土木用語のメモ【河川編③】参考:河川砂防技術基準

【河川堤防の施工段階と関連工程】
河川堤防の施工には準備・仮設、基礎地盤処理、築堤の3段階があり、関連工程には次のような要点がある。
(1)施工段階
①準備・仮設:測量、丁張り工、工事用道路、排水処理施設など。
②基礎地盤処理:地盤表面処理、排水処理、不陸整正など。
③築堤:盛土材料の敷均し・締固めなど。


(2)関連工程と要点
①法面:通常の方法では、締固め不足となり弱点となりやすい。
②堤防拡築:既設堤部との接着部を弱点にしないことが重要である。
③軟弱地盤対策:堤体盛土に伴う圧密沈下や安定の問題がある。一般的には緩速載荷工法や押さえ盛土工法が主体であるが、長い工期が取れない場合は、地盤改良工法などの対策工法を検討する必要がある。

【法面及び堤防拡築の施工並びに軟弱地盤対策】
(1)法面の施工
法面及び法肩部は締め固め不足となりやすい部分である。
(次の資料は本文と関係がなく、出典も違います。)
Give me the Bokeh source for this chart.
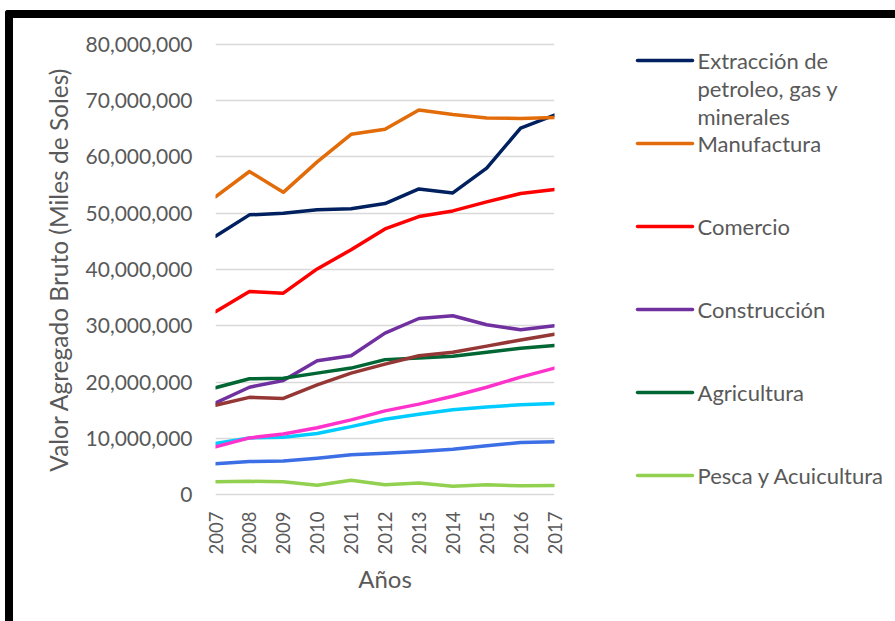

一方、降雨や洪水時には水流のエネルギーを直接受ける部分でもあり、法面崩壊を防ぐために締め固めを十分に行うことが必要とされる。
①丁張り:法面仕上がりの丁張りは法肩、法先に約10m間隔に杭を打ち、この丁張りを基準に仕上げる。曲線部など複雑な箇所は5m程度を標準とし、必要な場合はそれ以下とする。
②表層の処理:堤防法面が急な場合は、表層すべりをおこしやすいので、堤体と表層が一体になるように締め固める。
③異質材料:表層部の材料に堤体と異質な材料を使用するときは、両方の材料を適宜混合して締め固め、異層の境界をはっきり残さないようにすり付ける必要がある。
④法覆工:盛土による堤防の法面が、降雨や流水などによる法崩れや洗堀に対して安全となるよう、芝等によって覆うものとする。


(2)堤防拡築の施工
拡築工事は既設堤防に腹付け及び嵩上げを行って、堤体断面を増加するものである。
①施工順序:拡築工事では一般的に、腹付を施工した後、嵩上げを行う。
②腹付けと段切り:腹付けを行う接着面は、旧堤防との接合を高めるため、旧堤防法面部を最小幅1.0m程度の階段上に段切りを行い、なじませるようにする。1段あたりの段切り高さは、転圧厚の倍数で、最小高50cm程度とし、また、水平部分には2~5%で外向きの勾配をつけることが多い。
③転圧厚:既設堤防に腹付して堤防断面を大きくする場合は、築堤と同様、1層の締め固め後の仕上がり厚さは30cm以下で施工する。
④裏腹付け:腹付は一般に安定している表法面を生かして、旧堤防の裏法面に行うのが原則である。


(3)軟弱地盤対策と留意点
基礎地盤が軟弱地盤の場合、堤体盛土の施工に伴う圧密沈下や支持力不足による著しい破壊や変形を生じる危険性がある。軟弱地盤対策には一般的な築堤工法を改良するものとして、表層処理工法、緩速裁荷工法、押さえ盛土後方などがあり、軟弱層を改良する工法では、置換工法、圧密促進工法としてバーチカルドレーン工法、締め固め工法としてサンドコンパクションパイル工法、固結工法として深層混合処理工法などがある。


一般的に、バーチカルドレーン工法は、載荷重工法よりも圧密沈下を早く促進させることができるが、表層処理工法やサンドコンパクションパイル工法と同様に盛土下に透水層を作る工法なので、河川水の浸透に対しては好ましくなく、計画する場合は併せて、表法面側の基礎地盤の止水を十分に行う必要がある。
①動態観測:軟弱地盤上における盛土の施工にあたっては、沈下や変形等の挙動が予測されたものか照合し、予測外の場合は原因の究明とそれに対する対策を施す必要があるので、動態観測を行いながら工事を進めていく。
②緩速盛土:軟弱地盤上の盛土の施工においては、安定をはかるため、徐々に盛土を行うことによって、残留沈下を少なくすることが望ましい。
③置換工法:水田や草地などの湿地盛土を行う場合には、一般には事前に溝を掘って排水させるが、軟弱の程度に応じて土を置き換えるなどの検討が必要である。